Benching: When Online Dating Turns into a Waiting Game

What does Benching mean?

The digital dating jungle has produced a whole new vocabulary: ghosting, breadcrumbing, orbiting. Benching is one of the nastier terms. It means that someone finds you interesting—but not enough to commit to meeting up or starting a relationship. Instead, you’re placed on the metaphorical bench, like a substitute player in sports. The person checks in from time to time, flirts occasionally, keeps you on the hook—but without any real intention of following through.

An example:
Imagine a student who has been texting with a guy on Tinder for weeks. He sends charming messages, sometimes late replies, makes vague hints about meeting—but as soon as she asks directly, he cancels because he’s “so busy right now.” Then days of silence pass before he reappears, as if nothing happened. She feels wanted, yet also sidelined. That is benching: never fully discarded, never truly chosen.


Benching in erotic writing

In short stories or novels, benching can be used to create tension and ambiguity. Erotic literature thrives on longing, rejection, and the game of closeness and distance.

Example 1: She is being benched
The phone lies on the pillow next to me. I stare at the dark screen, as if my gaze could summon a message. Three days, and all I’ve had is a “Hey, how’s it going?”—plus a heart under an old bikini photo of mine. No meeting, no real invitation.

My fingers slide across my belly as I imagine him sitting in his room, phone in hand, deliberately not typing. I push the blanket aside, cool air grazing my thighs. Anger and desire twist together inside me.

I type: “Do you want to see me?”—and delete it instantly. Instead, I slip my hand between my legs. My body reacts even though my head knows he’s stringing me along. Each breath grows heavier as I wait for the next tiny sign, the one he’ll surely send only when I’m about to forget him.

Example 2: She benches him
His message lights up the screen: “Are you coming over?”
I smile, type an answer, delete it. Instead, I send a selfie: bare collarbone, a trace of lace bra, nothing more.

The phone buzzes immediately. “You’re driving me crazy.”
I set it aside, take a sip of wine, slowly peel the stockings off my legs. The fabric clings faintly to my skin as I lean back. I know he’ll keep staring at the screen, waiting.

He has no idea if I’ll reply now—or tomorrow. And that’s the point: he’s sitting on my bench.

Scenes like these show how benching can work as an erotic tension device, keeping characters in a charged loop between desire and frustration.


Feminist perspective

From a feminist angle, benching is more than an annoying dating habit. It reflects power asymmetries. The person who benches manipulates attention and affection without taking responsibility. For women, this often means their feelings are treated as a backup option, reinforcing patriarchal patterns of availability and replaceability.

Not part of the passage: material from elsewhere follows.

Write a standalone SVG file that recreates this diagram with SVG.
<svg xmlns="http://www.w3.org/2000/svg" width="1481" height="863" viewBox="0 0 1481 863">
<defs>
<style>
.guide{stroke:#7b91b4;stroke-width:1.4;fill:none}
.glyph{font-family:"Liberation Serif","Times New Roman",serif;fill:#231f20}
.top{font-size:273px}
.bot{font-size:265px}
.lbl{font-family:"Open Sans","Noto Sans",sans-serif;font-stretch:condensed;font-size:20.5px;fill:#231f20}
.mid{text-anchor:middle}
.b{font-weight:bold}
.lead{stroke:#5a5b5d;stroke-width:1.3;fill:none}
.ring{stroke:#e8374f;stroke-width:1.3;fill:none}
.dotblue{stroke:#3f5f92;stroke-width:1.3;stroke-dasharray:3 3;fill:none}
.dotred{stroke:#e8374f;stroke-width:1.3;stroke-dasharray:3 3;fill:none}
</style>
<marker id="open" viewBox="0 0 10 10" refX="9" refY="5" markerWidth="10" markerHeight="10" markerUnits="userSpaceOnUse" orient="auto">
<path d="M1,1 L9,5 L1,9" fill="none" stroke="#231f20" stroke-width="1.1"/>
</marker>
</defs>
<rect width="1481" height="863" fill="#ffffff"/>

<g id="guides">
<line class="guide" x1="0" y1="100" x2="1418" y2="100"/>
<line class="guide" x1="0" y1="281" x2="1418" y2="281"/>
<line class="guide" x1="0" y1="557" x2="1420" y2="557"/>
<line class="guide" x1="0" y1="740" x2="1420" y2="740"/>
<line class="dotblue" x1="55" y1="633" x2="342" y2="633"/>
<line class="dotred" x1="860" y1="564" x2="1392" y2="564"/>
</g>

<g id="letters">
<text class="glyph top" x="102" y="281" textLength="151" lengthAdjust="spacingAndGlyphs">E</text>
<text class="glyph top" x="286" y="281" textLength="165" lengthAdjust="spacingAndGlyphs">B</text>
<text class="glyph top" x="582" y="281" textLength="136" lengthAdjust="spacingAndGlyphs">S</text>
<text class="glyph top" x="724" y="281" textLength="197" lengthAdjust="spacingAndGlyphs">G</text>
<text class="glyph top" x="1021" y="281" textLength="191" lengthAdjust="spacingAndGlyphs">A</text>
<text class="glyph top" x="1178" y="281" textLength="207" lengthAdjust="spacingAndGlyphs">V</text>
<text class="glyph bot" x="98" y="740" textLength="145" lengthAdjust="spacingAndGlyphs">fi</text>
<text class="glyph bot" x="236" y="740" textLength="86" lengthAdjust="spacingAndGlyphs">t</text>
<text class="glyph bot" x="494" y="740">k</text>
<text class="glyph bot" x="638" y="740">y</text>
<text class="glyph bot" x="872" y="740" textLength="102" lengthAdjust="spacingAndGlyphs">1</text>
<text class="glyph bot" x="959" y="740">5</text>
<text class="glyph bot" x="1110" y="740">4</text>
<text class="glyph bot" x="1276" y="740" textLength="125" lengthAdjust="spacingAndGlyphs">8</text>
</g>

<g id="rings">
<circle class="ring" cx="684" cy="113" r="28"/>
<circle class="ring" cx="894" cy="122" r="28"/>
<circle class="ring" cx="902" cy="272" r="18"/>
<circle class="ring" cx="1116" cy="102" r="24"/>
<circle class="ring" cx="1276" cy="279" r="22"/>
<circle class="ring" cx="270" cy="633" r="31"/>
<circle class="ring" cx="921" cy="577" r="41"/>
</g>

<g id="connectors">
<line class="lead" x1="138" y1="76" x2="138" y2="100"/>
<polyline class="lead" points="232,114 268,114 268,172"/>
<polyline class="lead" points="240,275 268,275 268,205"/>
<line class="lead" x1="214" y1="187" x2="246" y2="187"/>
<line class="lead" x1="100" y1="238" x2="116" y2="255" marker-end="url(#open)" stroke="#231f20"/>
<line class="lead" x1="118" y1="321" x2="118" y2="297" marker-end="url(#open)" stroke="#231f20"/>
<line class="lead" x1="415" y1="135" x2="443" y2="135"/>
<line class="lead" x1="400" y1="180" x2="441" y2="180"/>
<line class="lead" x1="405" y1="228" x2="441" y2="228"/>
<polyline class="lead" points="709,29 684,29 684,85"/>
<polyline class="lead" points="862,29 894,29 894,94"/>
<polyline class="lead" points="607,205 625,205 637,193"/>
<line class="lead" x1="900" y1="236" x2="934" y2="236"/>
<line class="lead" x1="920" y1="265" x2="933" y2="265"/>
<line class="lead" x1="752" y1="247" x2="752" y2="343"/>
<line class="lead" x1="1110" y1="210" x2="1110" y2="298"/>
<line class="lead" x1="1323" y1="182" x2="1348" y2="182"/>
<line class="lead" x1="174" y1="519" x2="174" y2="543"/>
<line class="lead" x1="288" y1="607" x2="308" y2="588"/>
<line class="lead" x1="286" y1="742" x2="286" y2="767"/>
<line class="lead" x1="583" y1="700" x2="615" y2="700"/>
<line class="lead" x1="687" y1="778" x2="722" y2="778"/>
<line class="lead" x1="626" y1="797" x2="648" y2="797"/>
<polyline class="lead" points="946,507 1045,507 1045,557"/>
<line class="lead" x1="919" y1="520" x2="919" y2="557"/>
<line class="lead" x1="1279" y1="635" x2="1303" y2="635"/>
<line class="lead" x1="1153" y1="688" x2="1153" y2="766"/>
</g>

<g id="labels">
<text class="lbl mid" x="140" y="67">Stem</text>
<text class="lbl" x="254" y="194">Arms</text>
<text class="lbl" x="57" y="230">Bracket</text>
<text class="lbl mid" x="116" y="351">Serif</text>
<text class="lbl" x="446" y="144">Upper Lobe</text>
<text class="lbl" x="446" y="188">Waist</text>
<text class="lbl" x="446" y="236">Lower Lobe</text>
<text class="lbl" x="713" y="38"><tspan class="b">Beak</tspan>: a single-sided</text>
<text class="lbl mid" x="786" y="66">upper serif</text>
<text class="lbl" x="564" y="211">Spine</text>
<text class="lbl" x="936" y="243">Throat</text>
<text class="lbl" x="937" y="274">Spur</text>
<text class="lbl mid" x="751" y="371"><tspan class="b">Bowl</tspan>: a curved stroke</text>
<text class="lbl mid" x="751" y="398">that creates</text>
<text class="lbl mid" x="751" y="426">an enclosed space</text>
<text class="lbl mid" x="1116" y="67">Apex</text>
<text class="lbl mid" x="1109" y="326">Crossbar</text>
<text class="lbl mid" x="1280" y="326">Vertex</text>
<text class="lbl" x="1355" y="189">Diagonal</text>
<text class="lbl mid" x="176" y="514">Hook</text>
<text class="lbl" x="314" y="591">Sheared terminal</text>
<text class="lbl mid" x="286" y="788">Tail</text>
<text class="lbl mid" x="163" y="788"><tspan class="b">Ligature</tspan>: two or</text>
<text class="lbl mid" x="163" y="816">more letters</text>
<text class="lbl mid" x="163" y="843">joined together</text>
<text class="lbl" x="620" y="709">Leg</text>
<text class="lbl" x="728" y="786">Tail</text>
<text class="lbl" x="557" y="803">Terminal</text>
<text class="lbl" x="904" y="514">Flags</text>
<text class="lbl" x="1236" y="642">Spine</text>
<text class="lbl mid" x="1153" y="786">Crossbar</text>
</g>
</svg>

At the same time, feminist writing can flip the script: a female protagonist who deliberately benches men turns the pattern into her own game. In erotic literature, this can become an act of empowerment—no longer the victim of stalling, but the agent of her own desire.


Psychological implications

Psychologically, benching feeds on uncertainty and intermittent reward. Small, irregular signs of attention are addictive; they hook people into waiting. Dating apps thrive on this exact mechanism.

For those being benched, the result is often self-doubt, frustration, and a sense of incompleteness. Erotic fiction that taps into this emotional push-and-pull can authentically capture how desire becomes entwined with insecurity, projection, and waiting. It also allows for character growth: realizing the mechanism, setting boundaries, and redirecting desire.

Benching is more than a buzzword of dating culture. It is a power play that exposes intimate vulnerabilities and, in literature, serves as a fertile narrative tool. For writers, it opens ways to portray desire, frustration, and empowerment in their full contradiction. From a feminist standpoint, it highlights how modern dating can reproduce patriarchal dynamics—while also offering possibilities for resistance and redefinition. In this sense, benching is both a mirror of digital love life and a strong dramaturgical device in erotic storytelling.